I'm trying to think of a real world analogy to express why it won't work, and I think I found one.
In Atlanta, there are two major interstates that intersect and merge in the center of the city, I-75 and I-85. For the 1996 Olympics, the city put in HOV lanes for all the buses and groups who'd be coming into the city. After the Olympics were over, they left the lanes in place, and those cars with 2 or more people in them could continue to use the lanes freely.
Fast forward to the budget shortfall of 2010. The governor was faced with three choices to raise revenues on the roads: Raise taxes, impose a toll for everyone on those interstates, or impose a "freemium" model that turned the HOV lane into an optional toll lane. When surveyed, people were vehemently opposed to the tax increase (of course) and generally negative about a universal toll for everyone.
So the state made the option for the "freemium" model and spent millions of dollars and DOT resources into putting together the optional toll infrastructure.

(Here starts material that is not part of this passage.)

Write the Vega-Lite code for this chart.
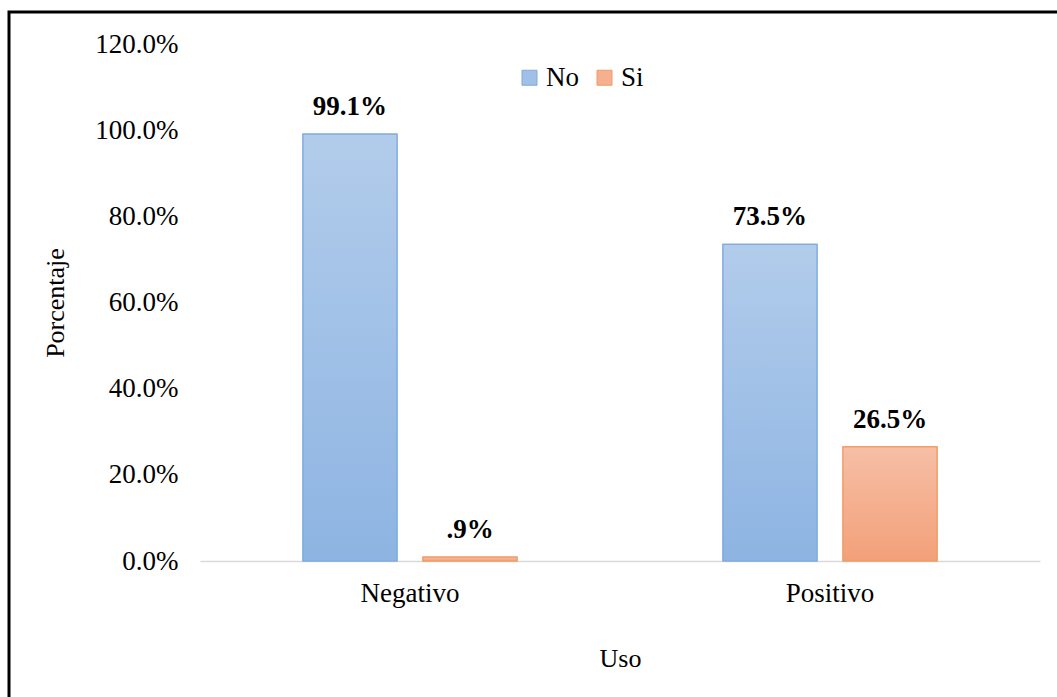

Six months later, the project has been
declared a total and utter disaster by the people of Atlanta, although the city is swearing that with
100K passes in the wild, their system is a success. (Compare this with the nearly 300K passes issued for the Georgia 400, the toll highway that runs from North ATL down to the heart of the city.)
It seemed like a great idea on paper, but the city is bleeding money on it every day because people don't want to pay the exorbitant rush hour traffic fees, and don't need to pay the low traffic hour fees since, well, there's no traffic. (If I wanted to cruise the length of I-85 from the ATL airport to my highway, 316, at 1am, I'd have to pay about fifty cents. But why bother? I can go 75 MPH in the rightmost lane at 1AM!) Instead, normal commuters are now crammed into one less lane on an interstate. It's added a half hour to the commutes of a lot of people because of the traffic jams. At $6 a day for back and forth during rush hour, the majority of people who live in the suburbs just don't want to bother. That's $120 a month!
Putting XI on a free to play model would have the same risk and probably the same outcome. Getting 100K additional subscribers would be a fantastic coup and could be touted as a success for the devs, until they discover that only 10% of those people are paying them any money at all, and most of those that are are only paying a few dollars here and there each month.
I'd rather they devote the type of time and labor it'd take to implement a F2P system into, you know, actual content instead and leave the current monthly sub fee model as it is.